All calves, heifers, bulls and cows are weighed and inspected; herds also receive checks from the ICBF to validate the herd’s data.
The programme aims to provide the most up-to-date and accurate information available to farmers. The more pedigree breeders that get their herd performance recorded, the more accurate the €uro-Star system becomes for all farmers.
Speaking at the ICBF Conference in Athlone recently, the ICBF’s Pat Donnellan outlined the programme’s objectives and challenges, and highlighted some of the future plans.
“In Ireland, there are a couple of things that are really unique. There are small herd sizes, so therefore, we only have a small window of opportunity to get in there and record information on these beef pedigree animals.

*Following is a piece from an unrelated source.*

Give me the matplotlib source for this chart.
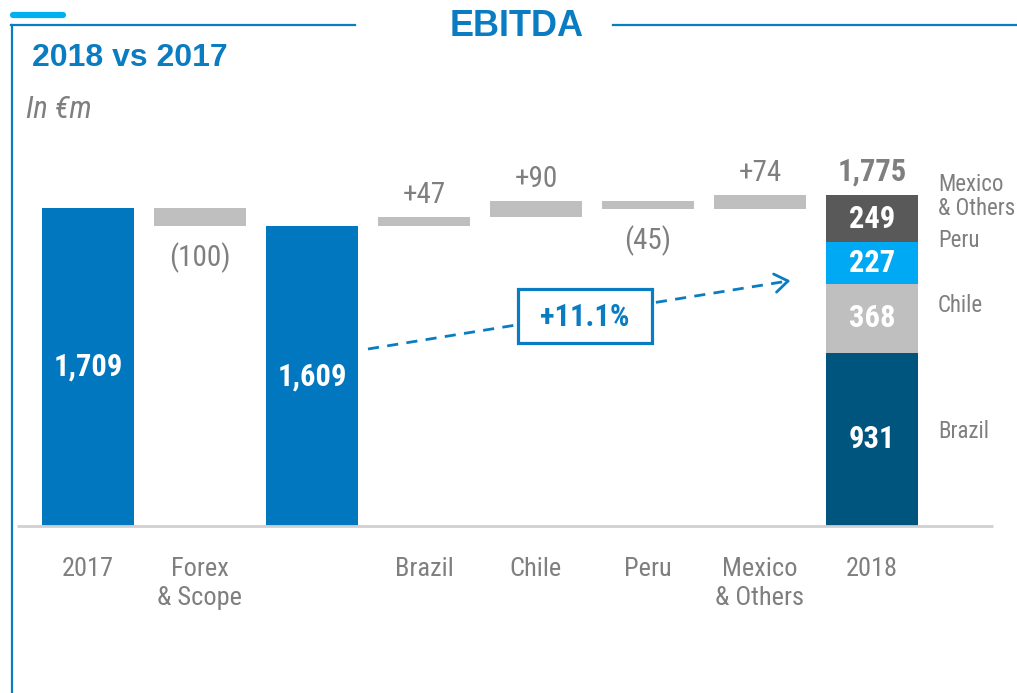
import matplotlib
matplotlib.use("Agg")
import matplotlib.pyplot as plt
from matplotlib.lines import Line2D
from matplotlib.patches import Rectangle
from matplotlib import font_manager
import numpy as np

# ---- data (EUR m) ----
categories = ["2017", "Forex\n& Scope", "", "Brazil", "Chile", "Peru", "Mexico\n& Others", "2018"]
ebitda_2017 = 1709
forex_scope = -100
country_deltas = [47, 90, -45, 74]          # Brazil, Chile, Peru, Mexico & Others
stack_names = ["Brazil", "Chile", "Peru", "Mexico\n& Others"]
stack_values = [931, 368, 227, 249]
growth_label = "+11.1%"

# ---- style ----
BLUE = "#0077be"
FRAME = "#0a7dc2"
CYAN = "#00b0f0"
GREY_BAR = "#bfbfbf"
GREY_TXT = "#7f7f7f"
STACK_COLORS = ["#00557f", "#bfbfbf", "#00a9f4", "#595959"]

available = {f.name for f in font_manager.fontManager.ttflist}
condensed = [n for n in ("Liberation Sans Narrow", "Arial Narrow", "Roboto Condensed",
                         "Open Sans Condensed", "DejaVu Sans Condensed") if n in available]
if condensed:
    NARROW = [condensed[0], "Liberation Sans", "DejaVu Sans"]
    K = 1.0
else:
    NARROW = ["Liberation Sans", "DejaVu Sans"]
    K = 0.88            # regular width face: shrink a little to keep label widths
WIDE = ["Liberation Sans", "DejaVu Sans"]

W, H = 1017, 693
fig = plt.figure(figsize=(W / 100, H / 100), dpi=100)

# layout constants (pixels)
X0, DX = 88, 112          # first bar centre, bar pitch
BASE_Y = 526              # baseline row
SCALE = 0.1863            # pixels per EUR m
BAR_W = 0.83

ax = fig.add_axes([0, 0, 1, 1])
ax.set_xlim(-X0 / DX, (W - X0) / DX)
ax.set_ylim((BASE_Y - H) / SCALE, BASE_Y / SCALE)
ax.axis("off")


def px(x, y):
    """pixel position (origin top-left) -> figure fraction"""
    return x / W, 1 - y / H


def px_to_val(dpx):
    return dpx / SCALE


# ---- waterfall ----
subtotal = ebitda_2017 + forex_scope
ebitda_2018 = subtotal + sum(country_deltas)

ax.bar(0, ebitda_2017, width=BAR_W, color=BLUE, zorder=2)
ax.bar(1, abs(forex_scope), bottom=min(ebitda_2017, subtotal), width=BAR_W,
       color=GREY_BAR, zorder=2)
ax.bar(2, subtotal, width=BAR_W, color=BLUE, zorder=2)

level = subtotal
delta_steps = [(1, ebitda_2017, forex_scope)]
for i, d in enumerate(country_deltas):
    x = 3 + i
    ax.bar(x, abs(d), bottom=min(level, level + d), width=BAR_W, color=GREY_BAR, zorder=2)
    delta_steps.append((x, level, d))
    level += d

# stacked 2018 bar
bottom = 0
stack_mids = []
for v, c in zip(stack_values, STACK_COLORS):
    ax.bar(7, v, bottom=bottom, width=BAR_W, color=c, zorder=2)
    stack_mids.append(bottom + v / 2)
    bottom += v

# baseline
ax.plot([(17 - X0) / DX, (993 - X0) / DX], [0, 0], color="#d0d0d0", lw=2, zorder=3,
        solid_capstyle="butt")

# ---- value labels ----
bold_val = dict(family=NARROW, fontsize=22 * K, fontweight="bold", ha="center", va="center")
ax.text(0, ebitda_2017 / 2, f"{ebitda_2017:,}", color="white", zorder=4, **bold_val)
ax.text(2, subtotal / 2, f"{subtotal:,}", color="white", zorder=4, **bold_val)
for v, m in zip(stack_values, stack_mids):
    ax.text(7, m, f"{v:,}", color="white", zorder=4, **bold_val)
ax.text(7, bottom + px_to_val(9), f"{ebitda_2018:,}", color=GREY_TXT,
        family=NARROW, fontsize=22 * K, fontweight="bold", ha="center", va="bottom")

for x, start, d in delta_steps:
    top = max(start, start + d)
    low = min(start, start + d)
    if d >= 0:
        ax.text(x, top + px_to_val(8), f"+{d}", color=GREY_TXT, family=NARROW,
                fontsize=21 * K, ha="center", va="bottom")
    else:
        ax.text(x, low - px_to_val(16), f"({abs(d)})", color=GREY_TXT, family=NARROW,
                fontsize=21 * K, ha="center", va="top")

# side labels for the stacked segments
side_offsets_px = [8, 13, 22, 22]
for name, m, off in zip(stack_names, stack_mids, side_offsets_px):
    ax.text((938 - X0) / DX, m + px_to_val(off), name, color=GREY_TXT, family=NARROW,
            fontsize=17 * K * 0.97, ha="left", va="center", linespacing=1.05)

# category labels
for i, lab in enumerate(categories):
    if lab:
        ax.text(i, px_to_val(BASE_Y - 557), lab, color=GREY_TXT, family=NARROW,
                fontsize=19 * K, ha="center", va="top", linespacing=1.25)

# ---- growth arrow and box ----
p0 = np.array([368, 349.0])
p1 = np.array([788, 281.0])
fig.add_artist(Line2D([px(*p0)[0], px(*p1)[0]], [px(*p0)[1], px(*p1)[1]],
                      transform=fig.transFigure, color=FRAME, lw=2, ls=(0, (4, 3)),
                      zorder=5))
direction = (p1 - p0) / np.linalg.norm(p1 - p0)
for ang in (35, -35):
    a = np.deg2rad(ang)
    rot = np.array([[np.cos(a), -np.sin(a)], [np.sin(a), np.cos(a)]])
    arm = p1 - 16 * rot @ direction
    fig.add_artist(Line2D([px(*arm)[0], px(*p1)[0]], [px(*arm)[1], px(*p1)[1]],
                          transform=fig.transFigure, color=FRAME, lw=2, zorder=5,
                          solid_capstyle="round"))

bx0, by0, bx1, by1 = 518, 289, 652, 343
fig.add_artist(Rectangle(px(bx0, by1), (bx1 - bx0) / W, (by1 - by0) / H,
                         transform=fig.transFigure, facecolor="white", edgecolor=FRAME,
                         lw=2.3, zorder=6))
fig.text(*px((bx0 + bx1) / 2, (by0 + by1) / 2 + 1), growth_label, color=FRAME,
         family=NARROW, fontsize=22 * K, fontweight="bold", ha="center", va="center",
         zorder=7)

# ---- frame and titles ----
fig.add_artist(Line2D([px(12, 25)[0], px(12, 693)[0]], [px(12, 25)[1], px(12, 693)[1]],
                      transform=fig.transFigure, color=FRAME, lw=1.6))
fig.add_artist(Line2D([px(11, 25)[0], px(355, 25)[0]], [px(11, 25)[1], px(355, 25)[1]],
                      transform=fig.transFigure, color=FRAME, lw=1.6))
fig.add_artist(Line2D([px(613, 25)[0], px(1017, 25)[0]], [px(613, 25)[1], px(1017, 25)[1]],
                      transform=fig.transFigure, color=FRAME, lw=1.6))
fig.add_artist(Line2D([px(13, 15)[0], px(63, 15)[0]], [px(13, 15)[1], px(63, 15)[1]],
                      transform=fig.transFigure, color=CYAN, lw=4.5,
                      solid_capstyle="round"))

fig.text(*px(517, 27), "EBITDA", color=FRAME, family=WIDE, fontsize=26,
         fontweight="bold", ha="center", va="center")
fig.text(*px(32, 58), "2018 vs 2017", color=FRAME, family=WIDE, fontsize=23,
         fontweight="bold", ha="left", va="center")
fig.text(*px(26, 109), "In €m", color=GREY_TXT, family=NARROW, fontsize=22 * K,
         style="italic", ha="left", va="center")

fig.savefig("out.png", dpi=100)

“We only have a small window and if we don’t try to record as much as we can on the pedigree progeny of the pedigree bull, we’re not going to find out much about him.
“Animals may be culled due to docility or due to poor quality, or some bulls could be sold to the UK for breeding. So, we need to get in there and get all the information and get accurate information.
“Accurate data is obviously what we are chasing from these pedigree herds. We need the data to be accurate as this is the bedrock that the commercial farmers are going to use,” he explained.
Once a farmer has voluntarily agreed to take part in the programme, all of the farmer’s young bulls are automatically put up for sale on the ICBF Stockbull Finder. This is an online bull sales section on the ICBF website, on which only bulls from WHPR herds will be included.
On the website, a bull’s €uro-Star details will be displayed along with the breeder’s contact details and there is a facility for breeders to upload a photo of the bull.
“We need as many pedigree breeders in the programme as possible and we have to make the most of it,” Pat added.
“Another bit of data that is very scarce is cow weight data; this is crucial and this is why we are weighing cows in these WHPR herds.”
Pat outlined that 650-660 herds are involved in the programme. And, if you take that there are 1,600 beef pedigree herds, that amounts to 40%.
Continuing, he said: “Approximately 20% of the beef pedigree cows are in the WHPR. But, as a target we need to get up over 50%.
“The Beef Environmental Efficiency Pilot (BEEP) scheme has come at a crucial time for the WHPR and it could make a huge difference to raising these numbers as well. It will provide more awareness out there among breeders.”
Touching on the future, Pat outlined that driving on the success of the Stockbull Finder will be a priority. He also discussed a report that will indicate the progress of a herd.
“It will provide a little more detail and fill the breeder with more motivation after they have gone to the trouble of getting a visit done,” he explained.
He also noted the importance of genotyping. He said: “WHPR herds are genotyping, but there is room for improvement. We need to increase the number of genotyped animals in these herds; it is very important.
“I’ll do anything I can to promote this to breeders, so they can get rewards out of it and the breeder is absolutely key to the success of this programme,” he concluded.